** START OF Supplied data **

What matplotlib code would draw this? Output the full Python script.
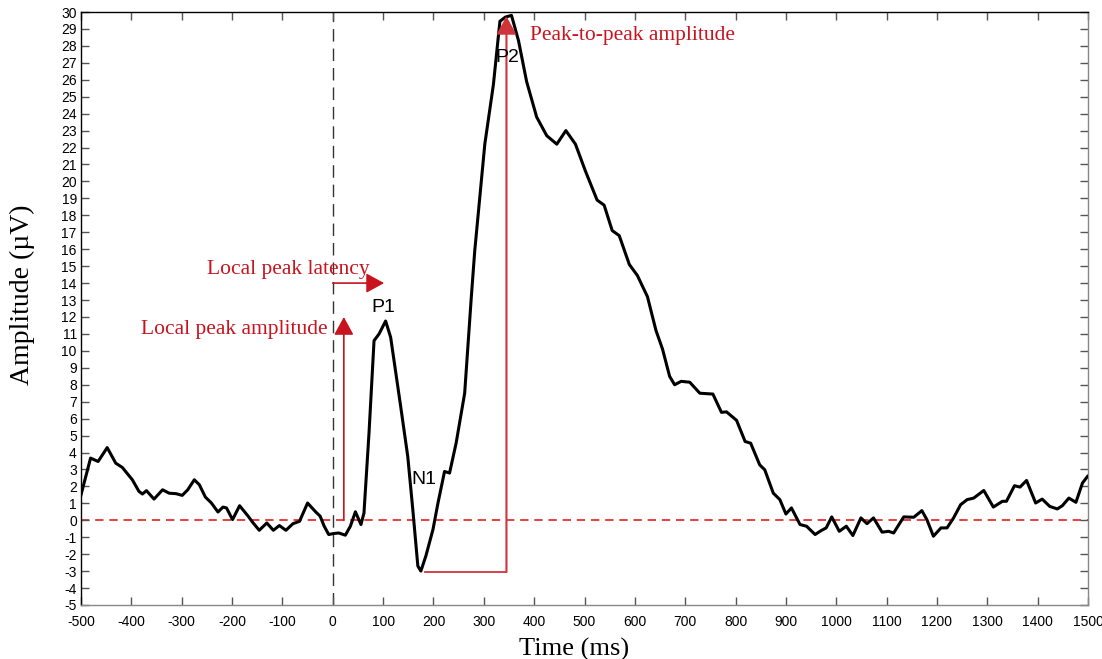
import matplotlib
matplotlib.use("Agg")
import matplotlib.pyplot as plt

# ---- data ----
time_ms = [-500, -481, -466, -448, -431, -418, -398, -385, -378, -370, -355, -338, -325, -311, -299,
           -288, -275, -265, -253, -241, -228, -218, -211, -199, -185, -168, -158, -146, -131, -118,
           -106, -93, -79, -66, -50, -35, -25, -17, -8, 2, 12, 25, 35, 45, 56, 62, 72, 82, 92, 105,
           115, 135, 149, 159, 169, 175, 185, 199, 209, 222, 232, 245, 262, 275, 282, 302, 319, 332,
           343, 355, 369, 385, 405, 425, 445, 463, 482, 502, 525, 539, 555, 569, 589, 605, 625, 642,
           655, 669, 679, 692, 709, 729, 755, 772, 782, 802, 819, 830, 848, 858, 875, 888, 900, 911,
           928, 941, 958, 971, 980, 991, 1006, 1020, 1033, 1049, 1061, 1074, 1091, 1104, 1114, 1134,
           1154, 1170, 1180, 1193, 1208, 1220, 1233, 1247, 1260, 1273, 1293, 1312, 1330, 1338, 1354,
           1365, 1378, 1396, 1409, 1424, 1439, 1449, 1462, 1476, 1489, 1499]
amplitude_uv = [1.5, 3.67, 3.47, 4.29, 3.37, 3.12, 2.39, 1.71, 1.55, 1.75, 1.25, 1.8, 1.6, 1.57, 1.47,
                1.8, 2.39, 2.1, 1.37, 1.02, 0.49, 0.78, 0.73, 0.04, 0.86, 0.24, -0.16, -0.59, -0.16, -0.59,
                -0.31, -0.59, -0.2, -0.06, 1.02, 0.53, 0.24, -0.35, -0.84, -0.78, -0.75, -0.88, -0.35, 0.5,
                -0.25, 0.43, 5.14, 10.6, 11.0, 11.76, 10.8, 6.7, 3.76, 0.63, -2.7, -3.0, -2.1, -0.55, 1.02,
                2.88, 2.79, 4.55, 7.5, 13.1, 15.9, 22.2, 25.7, 29.45, 29.7, 29.8, 28.3, 25.9, 23.8, 22.7,
                22.2, 23.0, 22.2, 20.6, 18.9, 18.6, 17.1, 16.8, 15.1, 14.45, 13.2, 11.2, 10.1, 8.5, 8.0,
                8.2, 8.15, 7.5, 7.45, 6.37, 6.4, 5.9, 4.65, 4.55, 3.27, 2.98, 1.6, 1.22, 0.37, 0.73, -0.25,
                -0.35, -0.84, -0.59, -0.45, 0.2, -0.65, -0.35, -0.9, 0.14, -0.2, 0.14, -0.7, -0.65, -0.75,
                0.2, 0.18, 0.57, 0.04, -0.94, -0.45, -0.45, 0.14, 0.92, 1.22, 1.31, 1.76, 0.78, 1.12, 1.12,
                2.04, 1.96, 2.35, 1.02, 1.25, 0.82, 0.67, 0.86, 1.31, 1.06, 2.2, 2.59]

x_ticks = list(range(-500, 1501, 100))
y_ticks = list(range(-5, 31, 1))

component_labels = ["P1", "N1", "P2"]
component_pos = [(101, 12.55), (181, 2.4), (347, 27.3)]

# annotation geometry
amp_arrow_x, amp_arrow_y0, amp_arrow_y1 = 22, 0.0, 12.0
lat_arrow_y, lat_arrow_x0, lat_arrow_x1 = 14.0, 0, 102
p2p_x, p2p_y0, p2p_y1 = 345, -3.05, 29.75
n1_line_x0 = 183

RED = "#c8141e"
RED_LINE = "#d0343a"

fig = plt.figure(figsize=(11.02, 6.59), dpi=100)
ax = fig.add_axes([81/1102, 1 - 605/659, (1088-81)/1102, (605-12)/659])

ax.set_xlim(-500, 1500)
ax.set_ylim(-5, 30)

# reference lines
ax.axhline(0, color="#e02020", lw=1.2, ls=(0, (5, 3.5)), zorder=1)
ax.axvline(0, color="#333333", lw=1.0, ls=(0, (9, 5)), zorder=1)

# waveform
ax.plot(time_ms, amplitude_uv, color="black", lw=2.2, solid_joinstyle="round", zorder=3)

# red annotation lines and arrows
arrowprops = dict(arrowstyle="-|>,head_length=0.55,head_width=0.3", color=RED,
                  lw=1.2, shrinkA=0, shrinkB=0, mutation_scale=20)
ax.annotate("", xy=(amp_arrow_x, amp_arrow_y1), xytext=(amp_arrow_x, amp_arrow_y0),
            arrowprops=arrowprops, zorder=4)
ax.annotate("", xy=(lat_arrow_x1, lat_arrow_y), xytext=(lat_arrow_x0, lat_arrow_y),
            arrowprops=arrowprops, zorder=4)
ax.plot([n1_line_x0, p2p_x], [p2p_y0, p2p_y0], color=RED_LINE, lw=1.3, zorder=4)
ax.annotate("", xy=(p2p_x, p2p_y1), xytext=(p2p_x, p2p_y0),
            arrowprops=dict(arrowstyle="-|>,head_length=0.55,head_width=0.3", color=RED_LINE,
                            lw=1.5, shrinkA=0, shrinkB=0, mutation_scale=20), zorder=4)

serif = ["Liberation Serif", "DejaVu Serif"]
ax.text(73, 14.55, "Local peak latency", color=RED, fontsize=15.5, family=serif,
        ha="right", va="baseline", zorder=5)
ax.text(-10, 11.0, "Local peak amplitude", color=RED, fontsize=15.5, family=serif,
        ha="right", va="baseline", zorder=5)
ax.text(391, 28.6, "Peak-to-peak amplitude", color=RED, fontsize=15.5, family=serif,
        ha="left", va="center", zorder=5)

narrow = ["Liberation Sans Narrow", "Liberation Sans", "DejaVu Sans"]
for lab, (cx, cy) in zip(component_labels, component_pos):
    ax.text(cx, cy, lab, fontsize=14, family=narrow, ha="center", va="center", zorder=5)

# ticks
ax.set_xticks(x_ticks)
ax.set_yticks(y_ticks)
ax.set_xticklabels([str(v) for v in x_ticks], family=narrow, fontsize=10)
ax.set_yticklabels([str(v) for v in y_ticks], family=narrow, fontsize=10)
ax.tick_params(direction="in", length=6, width=1.0, color="#555555",
               top=True, right=True)
ax.tick_params(axis="x", pad=7)
ax.tick_params(axis="y", pad=3)

for side in ["top", "left"]:
    ax.spines[side].set_color("black")
for side in ["right", "bottom"]:
    ax.spines[side].set_color("#888888")
for sp in ax.spines.values():
    sp.set_linewidth(1.0)

ax.set_xlabel("Time (ms)", family=serif, fontsize=19)
ax.xaxis.set_label_coords(0.49, -0.055)
ax.set_ylabel("Amplitude (\u00b5V)", family=serif, fontsize=20)
ax.yaxis.set_label_coords(-0.046, 0.523)

fig.savefig("out.png", dpi=100)
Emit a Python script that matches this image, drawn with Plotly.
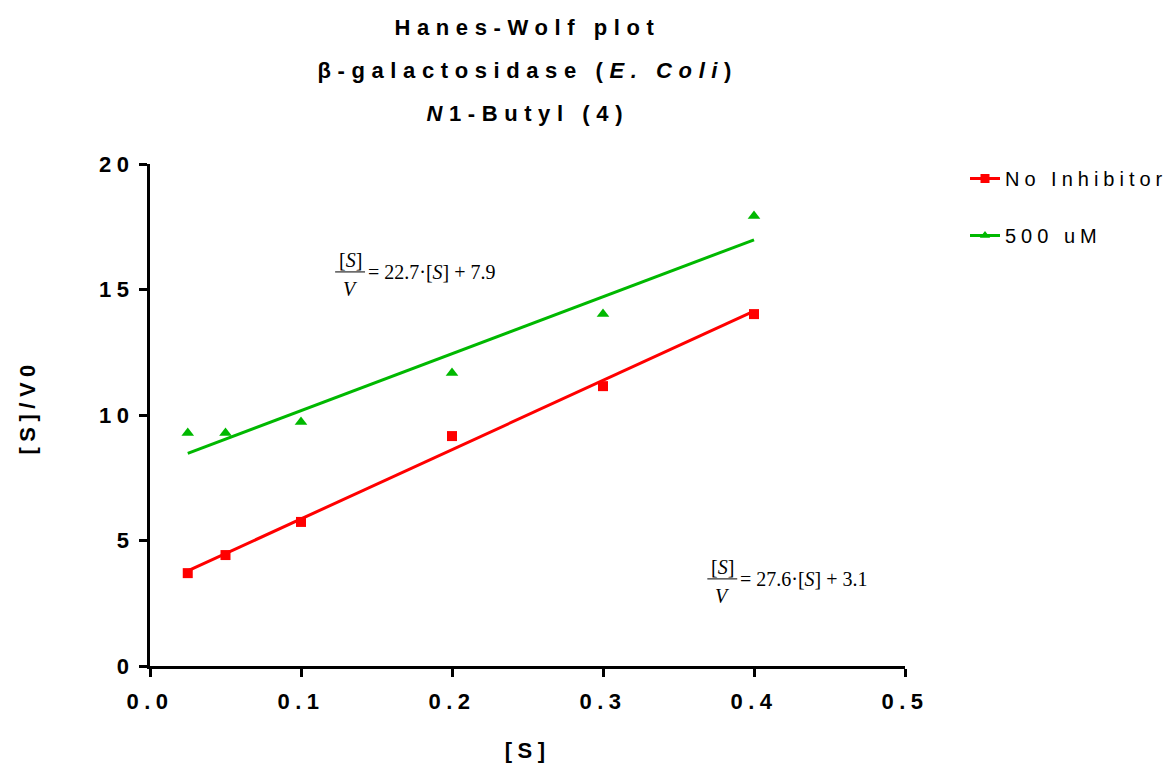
import plotly.graph_objects as go

# ---- data ----
substrate = [0.025, 0.05, 0.1, 0.2, 0.3, 0.4]
no_inhibitor = [3.70, 4.42, 5.74, 9.16, 11.15, 14.02]
inhib_500uM = [9.28, 9.28, 9.72, 11.67, 14.02, 17.93]
fit_x = [0.025, 0.4]
fit_slope = {"No Inhibitor": 27.6, "500 uM": 22.7}
fit_intercept = {"No Inhibitor": 3.1, "500 uM": 7.9}
series_names = ["No Inhibitor", "500 uM"]
x_ticks = [0.0, 0.1, 0.2, 0.3, 0.4, 0.5]
x_ticklabels = ["0.0", "0.1", "0.2", "0.3", "0.4", "0.5"]
y_ticks = [0, 5, 10, 15, 20]
y_ticklabels = ["0", "5", "10", "15", "20"]

RED = "#FF0000"
GREEN = "#00B800"
SANS = "Liberation Sans, Arial, sans-serif"
TSANS = "Arial, Liberation Sans, sans-serif"   # same face, wider letter spacing (titles)
SERIF = "Liberation Serif, Times New Roman, serif"

fig = go.Figure()

series = [(series_names[0], no_inhibitor, RED, "square", 10),
          (series_names[1], inhib_500uM, GREEN, "triangle-up", 11)]

for name, ys, col, sym, msize in series:
    fx = fit_x
    fy = [fit_slope[name] * v + fit_intercept[name] for v in fx]
    fig.add_trace(go.Scatter(x=fx, y=fy, mode="lines", line=dict(color=col, width=3),
                             showlegend=False, hoverinfo="skip"))
    fig.add_trace(go.Scatter(x=substrate, y=ys, mode="markers",
                             marker=dict(symbol=sym, size=msize, color=col), showlegend=False))

for i, (name, ys, col, sym, msize) in enumerate(series):
    fig.add_trace(go.Scatter(x=[None], y=[None], mode="lines+markers", name=name,
                             line=dict(color=col, width=3),
                             marker=dict(symbol=sym, size=9, color=col),
                             legendgroup=f"g{i}"))

annotations = []
# titles
title_lines = ["Hanes-Wolf plot",
               "β-galactosidase (<i>E. Coli</i>)",
               "<i>N</i>1-Butyl (4)"]
title_y = [27, 71, 113]
for t, py in zip(title_lines, title_y):
    annotations.append(dict(text=t, xref="paper", yref="paper",
                            x=0.5, y=(666 - py) / 502, xanchor="center", yanchor="middle",
                            showarrow=False,
                            font=dict(family=TSANS, size=22, color="black", weight="bold")))
# axis titles
annotations.append(dict(text="[S]", xref="paper", yref="paper", x=0.5, y=(666 - 750) / 502,
                        xanchor="center", yanchor="middle", showarrow=False,
                        font=dict(family=SANS, size=22, color="black", weight="bold")))
annotations.append(dict(text="[S]/V0", xref="paper", yref="paper", x=(27 - 150) / 755,
                        y=(666 - 407) / 502, xanchor="center", yanchor="middle", textangle=-90,
                        showarrow=False,
                        font=dict(family=SANS, size=22, color="black", weight="bold")))

# equations (fraction centre in data units)
eqs = [("500 uM", 0.1325, 15.7), ("No Inhibitor", 0.379, 3.47)]
shapes = []
for name, cx, cy in eqs:
    f = dict(family=SERIF, size=20, color="black")
    annotations.append(dict(text="[<i>S</i>]", x=cx, y=cy, xref="x", yref="y", yshift=12,
                            xanchor="center", yanchor="middle", showarrow=False, font=f))
    annotations.append(dict(text="<i>V</i>", x=cx, y=cy, xref="x", yref="y", yshift=-17,
                            xanchor="center", yanchor="middle", showarrow=False, font=f))
    annotations.append(dict(text=f"= {fit_slope[name]}·[<i>S</i>] + {fit_intercept[name]}",
                            x=cx, y=cy, xref="x", yref="y", xshift=16,
                            xanchor="left", yanchor="middle", showarrow=False, font=f))
    shapes.append(dict(type="line", xref="x", yref="y", x0=cx - 0.0099, x1=cx + 0.0099,
                       y0=cy, y1=cy, line=dict(color="black", width=1)))

fig.update_layout(
    width=1173, height=767,
    margin=dict(l=150, r=268, t=164, b=101, autoexpand=False),
    paper_bgcolor="white", plot_bgcolor="white",
    showlegend=True,
    legend=dict(x=(965 - 150) / 755, y=(666 - 159) / 502, xanchor="left", yanchor="top",
                font=dict(family=SANS, size=20, color="black"), tracegroupgap=28,
                traceorder="grouped", itemwidth=30, bgcolor="rgba(0,0,0,0)"),
    annotations=annotations,
    shapes=shapes,
    xaxis=dict(range=[0, 0.5], tickvals=x_ticks, ticktext=x_ticklabels, showgrid=False,
               zeroline=False, showline=True, linecolor="black", linewidth=3,
               ticks="outside", ticklen=8, tickwidth=3, tickcolor="black",
               tickfont=dict(family=SANS, size=22, color="black", weight="bold"),
               ticklabelstandoff=6),
    yaxis=dict(range=[0, 20], tickvals=y_ticks, ticktext=y_ticklabels, showgrid=False,
               zeroline=False, showline=True, linecolor="black", linewidth=3,
               ticks="outside", ticklen=8, tickwidth=3, tickcolor="black",
               tickfont=dict(family=SANS, size=22, color="black", weight="bold")),
)

post = """
document.body.style.margin = '0';
document.body.style.padding = '0';
var gd = document.getElementById('{plot_id}');
function spaceText(){
  gd.querySelectorAll('text').forEach(function(el){
    var ff = el.style.fontFamily || '';
    if (ff.indexOf('Arial') === 0 || ff.indexOf('"Arial') === 0) { el.style.letterSpacing = '0.3em'; }
    else if (ff.indexOf('Liberation Sans') >= 0) { el.style.letterSpacing = '0.25em'; }
  });
  gd.querySelectorAll('.legend .scrollbox, .legend').forEach(function(el){
    el.removeAttribute('clip-path');
  });
}
spaceText();
if (gd.on) { gd.on('plotly_afterplot', spaceText); }
"""
fig.write_html("out.html", post_script=post, config={"displayModeBar": False})
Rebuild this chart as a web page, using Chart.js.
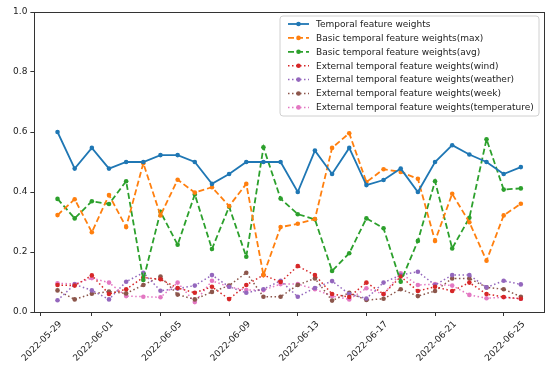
<!DOCTYPE html>
<html><head><meta charset="utf-8">
<script src="https://cdn.jsdelivr.net/npm/chart.js@4"></script>
<style>html,body{margin:0;padding:0;background:#fff}#wrap{width:550px;height:370px}</style>
</head><body><div id="wrap"><canvas id="c" width="550" height="370"></canvas></div>
<script>
const dates = ['2022-05-30','2022-05-31','2022-06-01','2022-06-02','2022-06-03','2022-06-04','2022-06-05',
  '2022-06-06','2022-06-07','2022-06-08','2022-06-09','2022-06-10','2022-06-11','2022-06-12','2022-06-13',
  '2022-06-14','2022-06-15','2022-06-16','2022-06-17','2022-06-18','2022-06-19','2022-06-20','2022-06-21',
  '2022-06-22','2022-06-23','2022-06-24','2022-06-25','2022-06-26'];
const tickDates = ['2022-05-29','2022-06-01','2022-06-05','2022-06-09','2022-06-13','2022-06-17','2022-06-21','2022-06-25'];
const yTicks = [0, 0.2, 0.4, 0.6, 0.8, 1.0];

const temporal = [0.600,0.478,0.547,0.478,0.500,0.500,0.523,0.523,0.500,0.427,0.460,0.500,0.500,0.500,
  0.400,0.538,0.460,0.547,0.423,0.440,0.478,0.400,0.500,0.556,0.525,0.500,0.460,0.483];
const basicMax = [0.323,0.376,0.266,0.390,0.283,0.496,0.322,0.441,0.398,0.416,0.353,0.427,0.123,0.283,
  0.294,0.310,0.547,0.596,0.433,0.476,0.467,0.444,0.237,0.394,0.299,0.171,0.322,0.361];
const basicAvg = [0.377,0.312,0.369,0.360,0.436,0.107,0.334,0.224,0.392,0.210,0.351,0.184,0.549,0.378,
  0.326,0.309,0.137,0.196,0.312,0.279,0.101,0.237,0.436,0.212,0.314,0.576,0.408,0.412];
const extWind = [0.090,0.088,0.122,0.060,0.076,0.115,0.109,0.080,0.064,0.084,0.043,0.090,0.123,0.100,
  0.153,0.123,0.060,0.050,0.098,0.060,0.118,0.070,0.084,0.070,0.098,0.060,0.050,0.044];
const extWeather = [0.039,0.092,0.072,0.042,0.101,0.131,0.071,0.078,0.088,0.123,0.084,0.064,0.076,0.104,
  0.051,0.080,0.103,0.060,0.045,0.098,0.123,0.134,0.090,0.123,0.123,0.082,0.104,0.092];
const extWeek = [0.072,0.042,0.061,0.068,0.062,0.090,0.118,0.058,0.042,0.067,0.088,0.131,0.051,0.051,
  0.090,0.112,0.038,0.064,0.040,0.044,0.076,0.053,0.070,0.112,0.112,0.082,0.076,0.051];
const extTemp = [0.096,0.093,0.113,0.098,0.053,0.051,0.049,0.098,0.033,0.104,0.084,0.073,0.073,0.093,
  0.093,0.076,0.053,0.042,0.079,0.059,0.129,0.090,0.093,0.088,0.057,0.046,0.049,0.044];

const base = Date.UTC(2022,4,29);
function dayOf(s){const p=s.split('-').map(Number);return (Date.UTC(p[0],p[1]-1,p[2])-base)/86400000;}
function pts(arr){return arr.map((v,i)=>({x:dayOf(dates[i]),y:v}));}

const FONT = {family:'"DejaVu Sans", sans-serif', size:9};
const dashed=[6,3], dotted=[1.5,2.5];
function ds(label, arr, color, dash, width){
  return {label, data:pts(arr), borderColor:color, backgroundColor:color, borderWidth:width,
    borderDash:dash, pointRadius:2.3, pointBorderWidth:0, pointBackgroundColor:color, tension:0, fill:false};
}
const datasets = [
  ds('Temporal feature weights', temporal, '#1f77b4', [], 1.8),
  ds('Basic temporal feature weights(max)', basicMax, '#ff7f0e', dashed, 1.8),
  ds('Basic temporal feature weights(avg)', basicAvg, '#2ca02c', dashed, 1.8),
  ds('External temporal feature weights(wind)', extWind, '#d62728', dotted, 1.5),
  ds('External temporal feature weights(weather)', extWeather, '#9467bd', dotted, 1.5),
  ds('External temporal feature weights(week)', extWeek, '#8c564b', dotted, 1.5),
  ds('External temporal feature weights(temperature)', extTemp, '#e377c2', dotted, 1.5)
];

const framePlugin = {
  id:'frame',
  afterDatasetsDraw(chart){
    const a=chart.chartArea, c=chart.ctx;
    c.save(); c.strokeStyle='#333'; c.lineWidth=1;
    c.strokeRect(Math.round(a.left)+0.5, Math.round(a.top)+0.5, Math.round(a.right-a.left), Math.round(a.bottom-a.top));
    c.restore();
  }
};
const legendPlugin = {
  id:'mplLegend',
  afterDraw(chart){
    const c=chart.ctx;
    const x0=280, y0=16, w=259, h=100, r=3;
    c.save();
    c.beginPath();
    c.moveTo(x0+r,y0); c.lineTo(x0+w-r,y0); c.quadraticCurveTo(x0+w,y0,x0+w,y0+r);
    c.lineTo(x0+w,y0+h-r); c.quadraticCurveTo(x0+w,y0+h,x0+w-r,y0+h);
    c.lineTo(x0+r,y0+h); c.quadraticCurveTo(x0,y0+h,x0,y0+h-r);
    c.lineTo(x0,y0+r); c.quadraticCurveTo(x0,y0,x0+r,y0); c.closePath();
    c.fillStyle='rgba(255,255,255,0.8)'; c.fill();
    c.strokeStyle='#d0d0d0'; c.lineWidth=1; c.stroke();
    c.font='9px "DejaVu Sans", sans-serif'; c.textBaseline='middle'; c.fillStyle='#222';
    chart.data.datasets.forEach((d,i)=>{
      const y=24+i*13.9;
      c.strokeStyle=d.borderColor; c.lineWidth=d.borderWidth; c.setLineDash(d.borderDash||[]);
      c.beginPath(); c.moveTo(288,y); c.lineTo(309,y); c.stroke(); c.setLineDash([]);
      c.fillStyle=d.borderColor; c.beginPath(); c.arc(298.5,y,2.3,0,Math.PI*2); c.fill();
      c.fillStyle='#222'; c.fillText(d.label,316,y+0.5);
    });
    c.restore();
  }
};

new Chart(document.getElementById('c'), {
  type:'line',
  data:{datasets},
  options:{
    responsive:false, animation:false, devicePixelRatio:1,
    layout:{padding:{left:0, top:12, right:6, bottom:0}},
    plugins:{legend:{display:false}, tooltip:{enabled:false}},
    scales:{
      x:{type:'linear', min:-0.35, max:29.35,
        afterBuildTicks(s){ s.ticks = tickDates.map(d=>({value:dayOf(d)})); },
        afterFit(s){ s.height = 58; },
        ticks:{autoSkip:false, maxRotation:45, minRotation:45, font:FONT, color:'#222', padding:3,
          labelOffset:20, callback:(v,i)=>tickDates[i]},
        grid:{drawOnChartArea:false, drawTicks:true, tickLength:4, color:'#333'},
        border:{display:true, color:'#333'}
      },
      y:{min:0, max:1,
        afterBuildTicks(s){ s.ticks = yTicks.map(v=>({value:v})); },
        afterFit(s){ s.width = 32; },
        ticks:{font:FONT, color:'#222', padding:3, callback:(v)=>Number(v).toFixed(1)},
        grid:{drawOnChartArea:false, drawTicks:true, tickLength:4, color:'#333'},
        border:{display:true, color:'#333'}
      }
    }
  },
  plugins:[framePlugin, legendPlugin]
});
</script></body></html>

** END OF Supplied data **

Problem to work on:
Leave the pictures out and reproduce exactly the lines from the top of the listing above through the line with "import matplotlib.pyplot as plt".

Output of the exercise:
What matplotlib code would draw this? Output the full Python script.
import matplotlib
matplotlib.use("Agg")
import matplotlib.pyplot as plt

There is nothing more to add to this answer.